İyi ki dediğim zamanlar oldu. İsyan ettiğim günler yaşadım.
Ama inatla her gün öğrenmeye devam ettim yaşamı. Kendimden kaçırmak istemedim. Es
geçmedim hiçbir anı. İzin verdim tüm duygulara. Bazen pişmanlıklar yaşadım
bazen çok geçmeden hak verdim kendime.
Şimdilerde durgun hissediyorum. Arada ruh hallerimde kısa
geçişler olsa da nedenini ve bana katkılarını çok net görebiliyorum. Belki de
büyümek böyle bir şey. Tecrübe çok değerli, tabi ders alıp uyguladığımız
sürece. Yaşamı onunla beraber harmanlayıp kendinize rehber edindiğiniz sürece.

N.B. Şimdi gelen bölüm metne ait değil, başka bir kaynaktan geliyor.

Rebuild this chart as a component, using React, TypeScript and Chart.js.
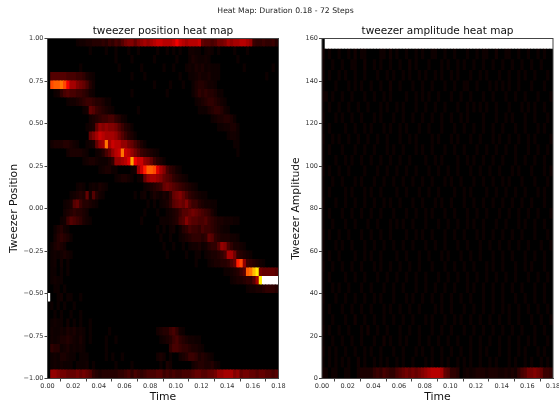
import React, { useEffect, useRef } from "react";
import { Chart, registerables } from "chart.js";

Chart.register(...registerables);

const STEP_WIDTH = 0.0025;
const TIME_MAX = 0.18;
const TIME_TICK_STEP = 0.02;

// Each row is one band of the heat map, top band first, one base-36 digit per time step (0 to z).
const POSITION_ROWS = [
  "00000000 01223344 45465768 abb9bcdc deffeeef hfedeeef 98878aab dcddeedc 65565564",
  "00000000 00000100 00100100 01001000 00100101 01002211 01210100 00100010 00000000",
  "00000000 00000000 00000100 00100000 01000000 10001321 12100000 00010000 00000000",
  "00000000 00100000 00000010 00000100 00001001 00012132 31211100 00000100 00000010",
  "08888877 76653210 00000000 00100010 00000000 01001123 22311100 00000000 00001000",
  "0lmmnlhd dba97420 00000000 00000000 01000010 00100134 43221000 00000000 00000000",
  "00125787 76654210 00000000 00100000 00000100 00000135 45443110 00000000 00000000",
  "00000012 23456654 43110000 00000000 00000000 00000012 34554321 00000000 00000000",
  "00000000 00012986 54321000 00001000 00000000 00000001 11345542 10000000 00000000",
  "00000000 00000234 56677542 10000000 00000000 00000000 00012334 43100000 00000000",
  "00000000 00001239 cbcbba86 43100000 00000000 00000000 00000112 23310000 00000000",
  "00000000 000009bd fedddca8 64310000 00000000 00000000 00000000 12210000 00000000",
  "02333443 21001239 cdndfeec ca975310 00000000 00000000 00000000 00110000 00000000",
  "00000023 33321001 2479cefn feca8654 32100000 00000000 00000000 00010000 00000000",
  "00000000 00012332 11135ccd egphffcb 96431000 00000000 00000000 00000000 00000000",
  "00000000 00000000 12331100 0012cfjm mlgdb754 21000000 00000000 00000000 00000000",
  "00000000 00000000 00000123 3210129c ddcb9875 43210000 00000000 00000000 00000000",
  "00000000 01210121 32100000 00000012 34569a98 76543210 00000000 00000000 00000000",
  "00000001 23439284 21000000 00010120 13213259 ab975432 11000000 00000000 00000000",
  "00000123 89644321 00000000 00000001 01012358 9a9b8664 32211000 00000000 00000000",
  "00000234 54432000 00000000 00000010 00100123 46889a98 76531000 00000000 00000000",
  "00001268 76532100 00000000 00000100 00011123 478b9887 78654332 22110000 00000000",
  "00134210 00000000 00000000 00000000 00101012 01457665 76654321 10000000 00000000",
  "00245431 00000000 00000000 00000000 00010010 01234555 45985433 32210000 00000000",
  "01343200 00000000 00000000 00000000 00001001 00101223 124558cb 75332100 00000000",
  "01212321 00000000 00000000 00000000 00000100 00010011 01233457 dda54321 00000000",
  "01202010 00000000 00000000 00000000 00000000 00000010 00123344 579jlc65 43210000",
  "01101010 00000000 00000000 00000000 00000000 00000000 00000001 123468mn qsa99998",
  "01211000 00000000 00000000 00000000 00000000 00000000 00000000 01233455 8dszzzzz",
  "00110100 00000000 00000000 00000000 00000000 00000000 00000000 00000012 23345554",
  "z0012011 00100000 00000000 00000000 00000000 00000000 00000000 00000000 00000000",
  "01010100 10000000 00000000 00000000 00000000 00000000 00000000 00000000 00000000",
  "00101001 00100000 00000000 00000000 00000000 00000000 00000000 00000000 00000000",
  "01211020 10100100 00000000 00000000 00000000 00000000 00000000 00000000 00000000",
  "02112132 31210100 00010000 00000000 00234467 52100000 00000000 00000000 00000000",
  "02123343 21310100 00100100 00000000 00012346 75432211 00000000 00000000 00000000",
  "05441231 21210000 00100000 00000000 00000057 76554332 10000000 00000000 00000000",
  "01213321 10111000 00101001 00000000 00232010 02346653 43210000 00000000 00000000",
  "01212111 01112010 00000100 00100000 00010320 00000234 43342100 00000000 00000000",
  "0ccbaa99 9a9a9854 34444455 67576567 77886767 66777899 8899accd ddbc9aa9 98998878",
];

const AMPLITUDE_ROWS = [
  "0zzzzzzz zzzzzzzz zzzzzzzz zzzzzzzz zzzzzzzz zzzzzzzz zzzzzzzz zzzzzzzz zzzzzzzz",
  "20100100 10201100 00110201 00100101 00110010 01000100 10110020 01100100 10010100",
  "10010010 01100200 10100100 10020100 01000101 00101001 00100100 10010010 01001000",
  "20100101 00100100 01001010 01010010 10010100 10100010 01010001 00100101 00100010",
  "10001000 10101001 00100200 10001001 00100010 01001100 10001010 10100100 01000100",
  "21010010 01000100 10010100 00100101 01001000 10010010 00100100 01001001 00010001",
  "10100100 10010010 00101001 01000100 10010010 00100101 01010010 00100010 10100100",
  "20001010 01001000 10100010 01001001 00100100 10010100 00100010 01010001 00100010",
  "10100001 00100101 00010100 10100010 01000100 01001001 00100100 10001001 00010100",
  "20010100 10010010 01001000 10010100 00101000 10100010 01000101 00100100 10100001",
  "10100010 00100100 10001010 01000101 00100010 01001000 10010010 01001000 10010010",
  "10001001 01001001 00100100 10010000 10010100 00100101 00100100 10001001 00100100",
  "20100100 10000100 01001001 00100100 01001001 00100010 01001001 00010100 01000101",
  "10010010 00101000 10010010 01001001 00100010 10010001 00100100 10100010 00100010",
  "10100001 01000101 00100001 00100010 01001000 01001010 00010010 01001001 00010100",
  "20001001 00100100 10010100 10001001 00010100 10001001 00100100 10010010 01000100",
  "10100010 01001001 00100010 00100100 10100010 01000100 10010001 00100100 10010001",
  "10010001 00100010 01000101 01001000 10001001 00100101 00100010 01000101 00100100",
  "20100100 10001001 00100100 00100101 00100010 01001000 10100100 10010010 00100010",
  "10001010 01000100 10010010 01001000 10010010 00100100 01001001 00100100 10001001",
  "10100100 00100101 00100001 00100010 01000101 00010010 01000100 10010001 00100100",
  "20010010 01001000 10100100 10010010 00100010 01001001 00010100 10001001 01000100",
  "10100001 00100100 01001001 00100100 10001001 00100100 10010010 01001000 10010010",
  "10010100 10001001 00010010 01000100 10010010 01000101 00100100 10010010 00100100",
  "20001001 00100100 10100010 00101001 00100100 10010010 00100100 10001001 00100100",
  "10100010 01001001 00010100 10010010 00010100 10001001 00100100 10100100 10010010",
  "10010001 00200100 10010010 01001000 10100010 01010010 01001001 00100100 01001001",
  "20100100 10001020 01001000 10010010 00100100 10001001 00100100 10010010 00100100",
  "10010010 01001000 10020100 10100010 01001001 00100010 01001001 00100100 10100010",
  "20101001 00100101 00100010 01000101 00100100 10010010 01010001 00100101 00010100",
  "10101010 10020100 10101001 01001000 10100101 00101010 01001010 00101001 01001010",
  "21011001 10023333 56576557 89a9a9ab cdeeed98 55401212 33323332 23232578 aaba9665",
];

const hot = (v: number): string => {
  const clamp = (t: number) => Math.max(0, Math.min(1, t));
  const r = clamp(v / 0.365);
  const g = clamp((v - 0.365) / 0.381);
  const b = clamp((v - 0.746) / 0.254);
  return `rgb(${Math.round(r * 255)},${Math.round(g * 255)},${Math.round(b * 255)})`;
};

const level = (d: number): number =>
  d === 0 ? 0 : Math.min(1, Math.pow(d / 35, 1.5) + 0.015 * (1 - d / 35));

const decode = (rows: string[]): number[][] =>
  rows.map((row) =>
    row
      .replace(/ /g, "")
      .padEnd(72, "0")
      .split("")
      .map((ch) => level(parseInt(ch, 36)))
  );

const frame = {
  id: "frame",
  beforeDatasetsDraw(chart: any) {
    const { ctx, chartArea: a } = chart;
    ctx.save();
    ctx.fillStyle = "#000";
    ctx.fillRect(a.left, a.top, a.right - a.left, a.bottom - a.top);
    ctx.restore();
  },
  afterDraw(chart: any) {
    const { ctx, chartArea: a } = chart;
    ctx.save();
    ctx.strokeStyle = "#444";
    ctx.lineWidth = 1;
    ctx.strokeRect(a.left, a.top, a.right - a.left, a.bottom - a.top);
    ctx.restore();
  },
};

type PanelProps = {
  rows: string[];
  yMin: number;
  yMax: number;
  yStep: number;
  digits: number;
  title: string;
  yTitle: string;
  areaLeft: number;
  rightPad: number;
  titleInset: number;
  left: number;
  width: number;
};

function Panel(p: PanelProps) {
  const ref = useRef<HTMLCanvasElement>(null);
  useEffect(() => {
    const grid = decode(p.rows);
    const band = (p.yMax - p.yMin) / grid.length;
    const points: any[] = [];
    const colors: string[] = [];
    grid.forEach((row, r) =>
      row.forEach((v, c) => {
        const hi = p.yMax - r * band;
        points.push({ x: (c + 0.5) * STEP_WIDTH, y: [hi - band, hi] });
        colors.push(hot(v));
      })
    );
    const tickFont = { family: "'DejaVu Sans'", size: 6.5 };
    const titleFont = { family: "'DejaVu Sans'", size: 10.5, weight: "normal" as const };
    const axisFont = { family: "'DejaVu Sans'", size: 10.8, weight: "normal" as const };
    const chart = new Chart(ref.current!, {
      type: "bar",
      data: {
        datasets: [
          {
            data: points,
            backgroundColor: colors,
            borderWidth: 0,
            categoryPercentage: 1,
            barPercentage: 1,
            inflateAmount: 0.5,
          } as any,
        ],
      },
      plugins: [frame],
      options: {
        animation: false,
        responsive: false,
        devicePixelRatio: 1,
        layout: { padding: { top: 24.7, right: p.rightPad, left: 0, bottom: 0 } },
        plugins: {
          legend: { display: false },
          tooltip: { enabled: false },
          title: {
            display: true,
            text: p.title,
            fullSize: false,
            color: "#111",
            font: titleFont,
            padding: { top: 0, bottom: 1.2 },
          },
        },
        scales: {
          x: {
            type: "linear",
            min: 0,
            max: TIME_MAX,
            offset: false,
            grid: { drawOnChartArea: false, tickLength: 3, color: "#444" },
            border: { color: "#444" },
            ticks: {
              stepSize: TIME_TICK_STEP,
              maxRotation: 0,
              autoSkip: false,
              padding: 1,
              color: "#333",
              font: tickFont,
              callback: (v: any) => Number(v).toFixed(2),
            },
            title: {
              display: true,
              text: "Time",
              color: "#111",
              font: axisFont,
              padding: { top: 0, bottom: 4 },
            },
            afterFit: (s: any) => {
              s.height = 29.5;
              s.paddingLeft = 0;
              s.paddingRight = 0;
            },
          },
          y: {
            type: "linear",
            min: p.yMin,
            max: p.yMax,
            grid: { drawOnChartArea: false, tickLength: 3, color: "#444" },
            border: { color: "#444" },
            ticks: {
              stepSize: p.yStep,
              autoSkip: false,
              padding: 1,
              color: "#333",
              font: tickFont,
              callback: (v: any) => Number(v).toFixed(p.digits).replace("-", "\u2212"),
            },
            title: {
              display: true,
              text: p.yTitle,
              color: "#111",
              font: axisFont,
              padding: { top: p.titleInset, bottom: 2 },
            },
            afterFit: (s: any) => {
              s.width = p.areaLeft;
              s.paddingTop = 0;
              s.paddingBottom = 0;
            },
          },
        },
      },
    });
    return () => chart.destroy();
  }, []);
  return (
    <canvas
      ref={ref}
      width={p.width}
      height={408}
      style={{
        position: "absolute",
        left: p.left,
        top: 0,
        width: p.width,
        height: 408,
        filter: "blur(0.3px)",
      }}
    />
  );
}

export default function App() {
  return (
    <div
      style={{
        position: "fixed",
        left: 0,
        top: 0,
        width: 559,
        height: 408,
        background: "#fff",
        overflow: "hidden",
      }}
    >
      <Panel
        rows={POSITION_ROWS}
        yMin={-1}
        yMax={1}
        yStep={0.25}
        digits={2}
        title="tweezer position heat map"
        yTitle="Tweezer Position"
        areaLeft={47.5}
        rightPad={21.5}
        titleInset={8}
        left={0}
        width={300}
      />
      <Panel
        rows={AMPLITUDE_ROWS}
        yMin={0}
        yMax={160}
        yStep={20}
        digits={0}
        title="tweezer amplitude heat map"
        yTitle="Tweezer Amplitude"
        areaLeft={34}
        rightPad={6}
        titleInset={2}
        left={288}
        width={271}
      />
      <div
        style={{
          position: "absolute",
          left: 6,
          width: 559,
          top: 6,
          textAlign: "center",
          fontFamily: "'DejaVu Sans'",
          fontSize: 7.7,
          lineHeight: "10px",
          color: "#222",
        }}
      >
        Heat Map: Duration 0.18 - 72 Steps
      </div>
    </div>
  );
}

Günler bir rüzgâr gibi akıyor. Kitapların sayfaları
değişiyor. Yazılar sayfaları dolduruyor. Her köşede kendime ait bir şeyler
buluyorum. Kendimce yorumluyorum. Yeni bir renk geliyor. Yeni bir ahenk buluyor
hayat orada. Dünyayı tanımanın bir sınırı yok. O an görüyorum işte. Anlar var
sadece. Şuan diye bir gerçekle yüzleşiyorum. Yanılsamalar akıyor ve gerçekler
apaçık önümde beliriveriyor.
Kendime bazen anlatmıyorum. Bazı şeyleri açıklama gereği
hissetmiyorum. Saniyeler içerisinde zihnim kavrıyor anlaması gereğini. Belki de
yaşam beynimde bir yapbozun parçaları gibi yerine oturmuştur.
Yetişme hiçbir şeye. Sana aitse zaten senindir. Yürü sadece
ahengine ve rengine doğru. Böylece bir iz bırak dünyaya.